As we increase the forcing parameter along the subtropical stable branch (upper-right panel in Fig. 2), the subtropical cell is stronger and tighter in spatial extent, as expected from earlier work. The strong anticyclonic recirculation vortex in the upper layer is accompanied by a smaller and weaker vortex of the same sign in the lower layer, indicating the predominance of barotropic flow in the inertial recirculation zone (see Ghil et al. 2002b).

The first branch to lose its stability is the subpolar branch; we obtain a Hopf bifurcation for σ(pol)HB = 2.717 × 10−3 with a subannual period of T = 148 days.
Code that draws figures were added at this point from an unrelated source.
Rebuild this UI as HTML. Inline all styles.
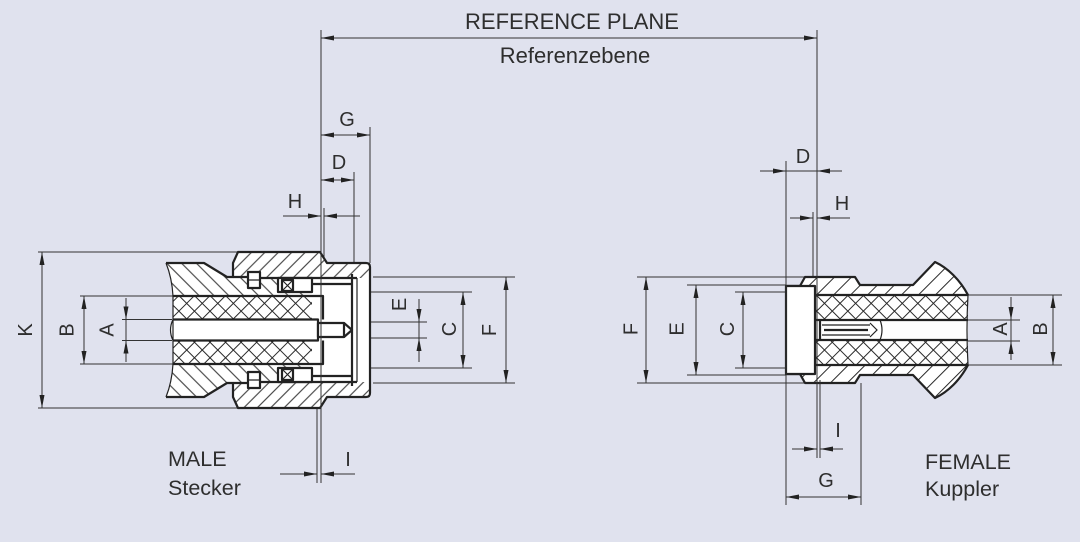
<!DOCTYPE html>
<html><head><meta charset="utf-8"><style>
html,body{margin:0;padding:0;background:#e0e2ee;}
svg{display:block;}
text{font-family:"Liberation Sans",Arial,sans-serif;fill:#2e2e2e;}
.d{stroke:#333;stroke-width:1;fill:none;marker-end:url(#ar);}
.b{stroke:#333;stroke-width:1;fill:none;marker-start:url(#ar);marker-end:url(#ar);}
</style></head><body>
<svg width="1080" height="542" viewBox="0 0 1080 542" xmlns="http://www.w3.org/2000/svg">
<defs>
<marker id="ar" viewBox="0 0 13 5" refX="13" refY="2.5" markerWidth="13" markerHeight="5" markerUnits="userSpaceOnUse" orient="auto-start-reverse"><path d="M0,0 L13,2.5 L0,5 Z" fill="#222"/></marker>
<pattern id="hm" patternUnits="userSpaceOnUse" width="9.5" height="9.5" patternTransform="rotate(45)"><line x1="4.75" y1="0" x2="4.75" y2="9.5" stroke="#2a2a2a" stroke-width="1"/></pattern>
<pattern id="hf" patternUnits="userSpaceOnUse" width="12" height="12" patternTransform="rotate(45)"><line x1="6" y1="0" x2="6" y2="12" stroke="#2a2a2a" stroke-width="1"/></pattern>
<pattern id="hb" patternUnits="userSpaceOnUse" width="10.5" height="10.5" patternTransform="rotate(-45)"><line x1="5.25" y1="0" x2="5.25" y2="10.5" stroke="#2a2a2a" stroke-width="1"/></pattern>
<pattern id="hx" patternUnits="userSpaceOnUse" width="11" height="11" patternTransform="rotate(45)"><line x1="5.5" y1="0" x2="5.5" y2="11" stroke="#2a2a2a" stroke-width="1"/><line x1="0" y1="5.5" x2="11" y2="5.5" stroke="#2a2a2a" stroke-width="1"/></pattern>
</defs>
<rect width="1080" height="542" fill="#e0e2ee"/>

<!-- extension lines (male) -->
<path stroke="#333" stroke-width="1" fill="none" d="M370,127 V263 M354,172 V274 M324,208 V300 M317,380 V483
M38,252 H238 M38,408 H238 M80,296 H173 M80,364 H173 M122,319.5 H172 M122,340.5 H172 M126,319.5 V340.5
M373,277 H515 M373,383 H515 M355,292 H472 M355,368 H472 M350,322 H427 M350,338 H427 M419,322 V338"/>
<!-- extension lines (female) -->
<path stroke="#333" stroke-width="1" fill="none" d="M786,171 H817 M813,212 V290 M861,383 V505
M637,277 H805 M637,383 H805 M687,285 H786 M687,375 H786 M735,292 H786 M735,368 H786
M968,320 H1020 M968,341 H1020 M1011,320 V341 M968,295 H1062 M968,365 H1062"/>

<!-- MALE connector -->
<path d="M166,263 L204,263 L227,277 L233,277 L233,263 L238,252 L320,252 L327,263 L366,263 Q370,263 370,267 L370,393 Q370,397 366,397 L327,397 L320,408 L238,408 L233,397 L233,383 L227,383 L204,397 L166,397 Q172,382 173,364 L173,341 Q168,330 173,319 L173,296 Q172,278 166,263 Z" fill="#fff"/>
<path d="M233,263 L238,252 L320,252 L327,263 L366,263 Q370,263 370,267 L370,278 L260,278 L260,272 L248,272 L248,277 L233,277 Z M233,397 L238,408 L320,408 L327,397 L366,397 Q370,397 370,393 L370,382 L260,382 L260,388 L248,388 L248,383 L233,383 Z" fill="url(#hm)"/>
<path d="M166,263 L204,263 L227,277 L248,277 L248,288 L260,288 L260,278 L278,278 L278,292 L312,292 L312,284 L323,284 L323,296 L173,296 Q172,278 166,263 Z M166,397 L204,397 L227,383 L248,383 L248,372 L260,372 L260,382 L278,382 L278,368 L312,368 L312,376 L323,376 L323,364 L173,364 Q172,382 166,397 Z" fill="url(#hb)"/>
<path d="M173,296 h150 v23.5 h-150 Z M173,340.5 h150 v23.5 h-150 Z" fill="url(#hx)"/>
<path d="M312,278 h58 v104 h-58 Z" fill="#fff"/>
<g stroke="#222" stroke-width="2.2" fill="none" stroke-linejoin="round">
<path d="M166,263 L204,263 L227,277 L233,277 L233,263 L238,252 L320,252 L327,263 L366,263 Q370,263 370,267 L370,393 Q370,397 366,397 L327,397 L320,408 L238,408 L233,397 L233,383 L227,383 L204,397 L166,397"/>
<path d="M173,296 H323 V319.5 M173,364 H323 V340.5 M173,319.5 H318 V340.5 H173 M233,277 H248 M233,383 H248 M260,278 H357 M260,382 H357 M312,284 H352 M312,376 H352 M352,274 V386"/>
<path fill="#fff" d="M248,272 h12 v16 h-12 Z M248,372 h12 v16 h-12 Z M278,278 h34 v14 h-34 Z M278,368 h34 v14 h-34 Z M282,280 h11 v11 h-11 Z M282,369 h11 v11 h-11 Z M318,323 h26 v14 h-26 Z"/>
<path d="M344,323 L352,330 L344,337"/>
</g>
<path stroke="#222" stroke-width="1.2" fill="none" d="M248,280 H260 M248,380 H260 M282,280 L293,291 M293,280 L282,291 M282,369 L293,380 M293,369 L282,380 M357,278 V382 M166,263 Q172,278 173,296 L173,364 Q172,382 166,397 M173,319.5 Q168,330 173,340.5"/>

<!-- FEMALE connector -->
<path d="M786,286 L800,286 L805,277 L855,277 L860,285 L913,285 L935,262 C948,268 960,280 968,295 L968,365 C960,380 948,392 935,398 L913,375 L860,375 L855,383 L805,383 L800,374 L786,374 Z" fill="#fff"/>
<path d="M800,286 L805,277 L855,277 L860,285 L913,285 L935,262 C948,268 960,280 968,295 L815,295 L815,286 Z M800,374 L805,383 L855,383 L860,375 L913,375 L935,398 C948,392 960,380 968,365 L815,365 L815,374 Z" fill="url(#hf)"/>
<path d="M815,295 h153 v25 h-153 Z M815,340 h153 v25 h-153 Z" fill="url(#hx)"/>
<g stroke="#222" stroke-width="2.2" fill="none" stroke-linejoin="round">
<path d="M786,286 L800,286 L805,277 L855,277 L860,285 L913,285 L935,262 C948,268 960,280 968,295 M968,365 C960,380 948,392 935,398 L913,375 L860,375 L855,383 L805,383 L800,374 L786,374"/>
<path fill="#fff" d="M786,286 h29 v88 h-29 Z"/>
<path d="M815,295 H968 M815,320 H968 M815,340 H968 M815,365 H968 M820,320 V340 M824,330 H868"/>
</g>
<path stroke="#222" stroke-width="1.2" fill="none" d="M968,295 Q966,330 968,365 M822,325 H870 M822,335 H870 M870,323 L877,330 L870,337 M880,320 Q884,330 880,340"/>

<!-- reference lines over bodies -->
<path stroke="#333" stroke-width="1" fill="none" d="M321,30 V483 M817,30 V458 M786,161 V505 M820,380 V458"/>

<!-- dimension lines with arrowheads -->
<path class="b" d="M321,38 H817"/>
<path class="b" d="M321,135 H370"/>
<path class="b" d="M321,180 H354"/>
<path class="b" d="M42,252 V408"/>
<path class="b" d="M84,296 V364"/>
<path class="b" d="M506,277 V383"/>
<path class="b" d="M463,292 V368"/>
<path class="b" d="M786,497 H861"/>
<path class="b" d="M646,277 V383"/>
<path class="b" d="M696,285 V375"/>
<path class="b" d="M743,292 V368"/>
<path class="b" d="M1053,295 V365"/>
<path class="d" d="M283,216 H321"/>
<path class="d" d="M360,216 H324"/>
<path class="d" d="M280,474 H317"/>
<path class="d" d="M355,474 H321"/>
<path class="d" d="M126,298 V319.5"/>
<path class="d" d="M126,362 V340.5"/>
<path class="d" d="M419,299 V322"/>
<path class="d" d="M419,362 V338"/>
<path class="d" d="M760,171 H786"/>
<path class="d" d="M842,171 H817"/>
<path class="d" d="M790,218 H813"/>
<path class="d" d="M850,218 H817"/>
<path class="d" d="M792,449 H817"/>
<path class="d" d="M843,449 H820"/>
<path class="d" d="M1011,297 V320"/>
<path class="d" d="M1011,360 V341"/>

<!-- text -->
<text x="572" y="29" font-size="22" text-anchor="middle">REFERENCE PLANE</text>
<text x="575" y="63" font-size="22" text-anchor="middle">Referenzebene</text>
<g font-size="20" text-anchor="middle">
<text x="347" y="126">G</text>
<text x="339" y="169">D</text>
<text x="295" y="208">H</text>
<text x="348" y="466">I</text>
<text x="803" y="163">D</text>
<text x="842" y="210">H</text>
<text x="838" y="437">I</text>
<text x="826" y="487">G</text>
<text transform="translate(25,330) rotate(-90)" y="7">K</text>
<text transform="translate(66.5,330) rotate(-90)" y="7">B</text>
<text transform="translate(106.5,330) rotate(-90)" y="7">A</text>
<text transform="translate(399,304.5) rotate(-90)" y="7">E</text>
<text transform="translate(449,329) rotate(-90)" y="7">C</text>
<text transform="translate(489,330) rotate(-90)" y="7">F</text>
<text transform="translate(630.5,329) rotate(-90)" y="7">F</text>
<text transform="translate(676.5,329) rotate(-90)" y="7">E</text>
<text transform="translate(727,329) rotate(-90)" y="7">C</text>
<text transform="translate(1000,329) rotate(-90)" y="7">A</text>
<text transform="translate(1040,329) rotate(-90)" y="7">B</text>
</g>
<g font-size="21.5">
<text x="168" y="466">MALE</text>
<text x="168" y="495">Stecker</text>
<text x="925" y="469">FEMALE</text>
<text x="925" y="496">Kuppler</text>
</g>
</svg>
</body></html>
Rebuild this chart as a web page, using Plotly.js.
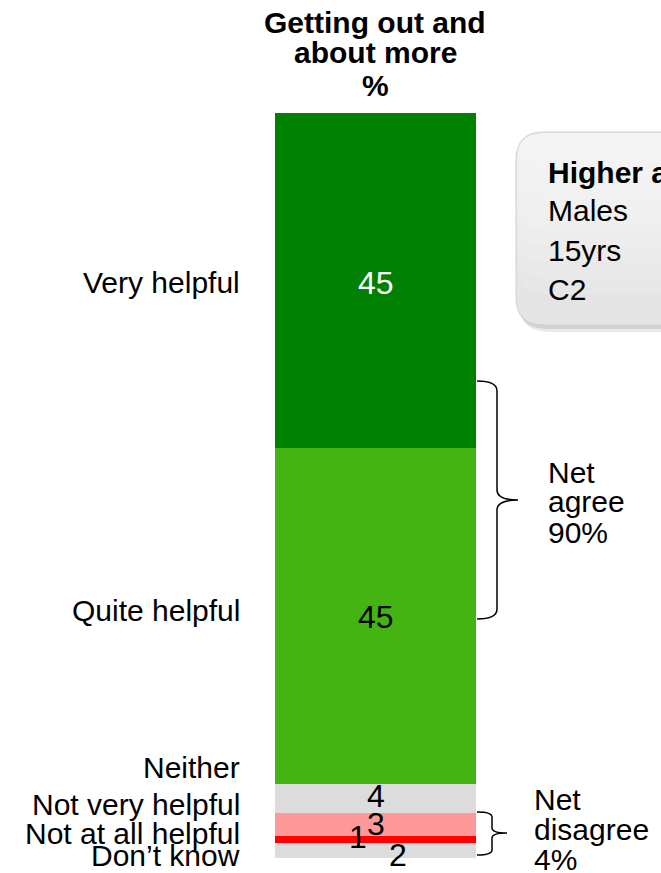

This agrees quite well with the Hopf bifurcation off the two symmetric branches in Chang et al.'s (2001) QG barotropic model. The next Hopf bifurcation is off the stable subtropical branch at σ(tro)HB = 2.821 × 10−3 and has an interannual period of T = 704 days. This result is slightly different from the one found in Speich et al. (1995), as the subtropical branch lost its stability more easily through primary Hopf bifurcation for the region of parameter space they explored. We will see in section 3 of Part II, however, that the time-dependent solutions off the subtropical branch are not very stable and contribute only indirectly to the low-frequency variability that prevails in the aperiodic regime.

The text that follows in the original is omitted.